Another week has gone by and I have finally finished my pre Leaving Cert exams which puts me on the home stretch before the real thing in June. Some results have already been returned and I can’t really complain but there is another giant amount of work necessary before the summer.

This week I would like to talk a bit about a gem of a movie that I was fortunate enough to see last Sunday. Good Bye Lenin! is a touching and funny tale of deception, nostalgia and love which was made in Germany and released in 2003. Taking place in east Berlin before and after the fall of the wall, the story centers on a young man (played by Daniel Brühl) whose mother, an active and supportive member of  GDR communist politics, falls into a coma upon seeing her son in an anti-government demonstration. Eight months later she wakes up, unaware that around her everything has changed, the two halves of Germany have been reunified, the communist system has been taken over by the capitalist west. In order to preserve her fragile health, her son takes her home, as if nothing had happened. There follows a series of genuinely funny and poignant episodes as the truth is kept from her.
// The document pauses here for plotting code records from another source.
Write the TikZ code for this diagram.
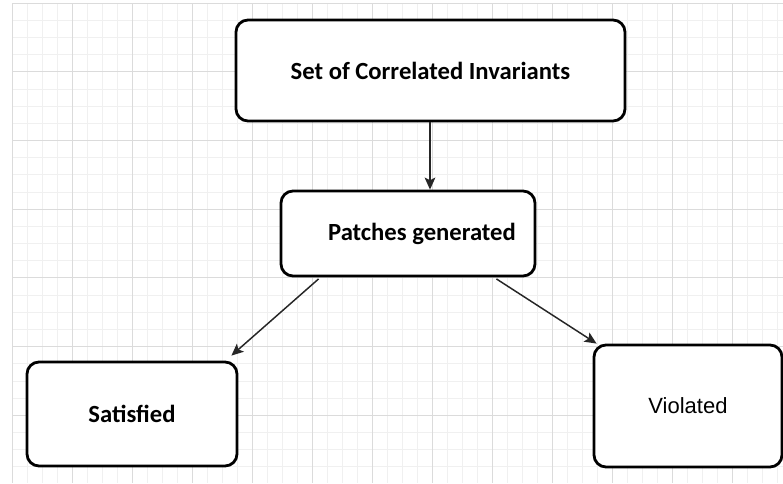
\documentclass[tikz,border=0pt]{standalone}
\usepackage{fontspec}
\setmainfont{Carlito}
\newfontfamily\plainsans{Liberation Sans}
\usetikzlibrary{arrows.meta,calc}

\tikzset{
  x=0.75pt, y=-0.75pt,
  minorgrid/.style={draw=black!6, line width=0.5pt},
  majorgrid/.style={draw=black!14, line width=0.6pt},
  state/.style={draw=black, fill=white, line width=2.1pt, rounded corners=9pt,
    font=\fontsize{18.5pt}{22pt}\selectfont\bfseries, align=center, inner sep=0pt},
  link/.style={draw=black!85, line width=1.1pt,
    -{Stealth[length=9pt, width=8pt, inset=2pt]}},
}

\begin{document}
\begin{tikzpicture}
  % canvas
  \useasboundingbox (0,0) rectangle (783,483);
  \fill[white] (0,0) rectangle (783,483);

  % background grid: fine lines first, then the heavier every-fourth lines
  \foreach \i in {0,...,51} {
    \draw[minorgrid] ({12+\i*15},3) -- ({12+\i*15},483);
  }
  \foreach \j in {0,...,28} {
    \draw[minorgrid] (12,{3+\j*17.175}) -- (783,{3+\j*17.175});
  }
  \foreach \i in {0,...,12} {
    \draw[majorgrid] ({12+\i*60},3) -- ({12+\i*60},483);
  }
  \foreach \j in {0,...,7} {
    \draw[majorgrid] (12,{3+\j*68.7}) -- (783,{3+\j*68.7});
  }

  % states
  \node[state, minimum width=291.75pt, minimum height=75.75pt] (inv) at (430.5,70.5)
    {Set of Correlated Invariants};
  \node[state, minimum width=190.5pt, minimum height=63.75pt] (patch) at (408,233.5)
    {\hspace*{21pt}Patches generated};
  \node[state, minimum width=157.5pt, minimum height=78pt] (sat) at (132,414)
    {Satisfied};
  \node[state, minimum width=141pt, minimum height=91.5pt,
        font=\plainsans\fontsize{16.5pt}{20pt}\selectfont] (vio) at (688,406)
    {Violated};

  % transitions
  \draw[link] (inv.south -| 430,0) -- (patch.north -| 430,0);
  \draw[link] ($(patch.south west)+(39,1.5)$) -- ($(sat.north east)+(-7,-5)$);
  \draw[link] ($(patch.south east)+(-40,1.5)$) -- ($(vio.north west)+(4,0)$);
\end{tikzpicture}
\end{document}
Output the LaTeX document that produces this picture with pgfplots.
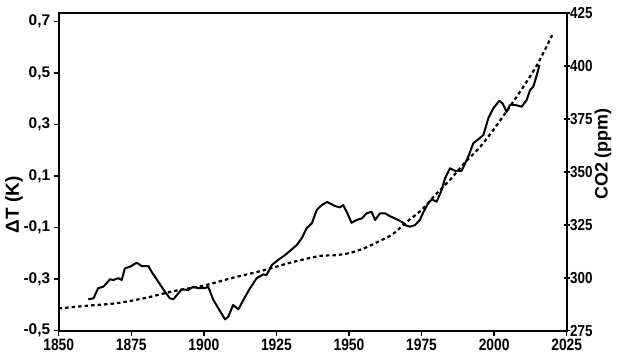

However, far from a satire on eastern block politics, the message of this film is clearly that there are no winners in this new Germany and it is filled with many aspects of “Ostalgie” demonstrating that access to a TV and other symbols of capitalist ideology isn’t everything in life. At times the film verges on over-sentimentality but remains very funny if tragic throughout. Gradually the fabrication of the bygone country becomes less an act of kindness towards his mother and turns towards self preservation: The GDR that the boy creates for his mother, as well as his lifelong fascination with space travel, become a representation of what he wishes the country could have been. One of the film’s most touching scenes comes towards the very end as we watch with the characters the last of the hilarious news reports created by the boy and his friend. It is laden with irony of course that the mother knows the truth at this stage.

All the actors on show here give absolutely superb performances, the screenplay is superb and the film is accompanied by an excellent score by Yann Tiersen. Listeners may be deterred by the repetition of these sentimental piano patterns but these together with some more quirky passages provide a generous portion of the film’s heart.

This is an excellent film and thoroughly deserves the five stars it so often receives. It works perfectly as a portrayal of post-cold war Germany and a people’s search for identity and is a light counterpoint to more serious films such as “The Lives of Others.” See it if you can!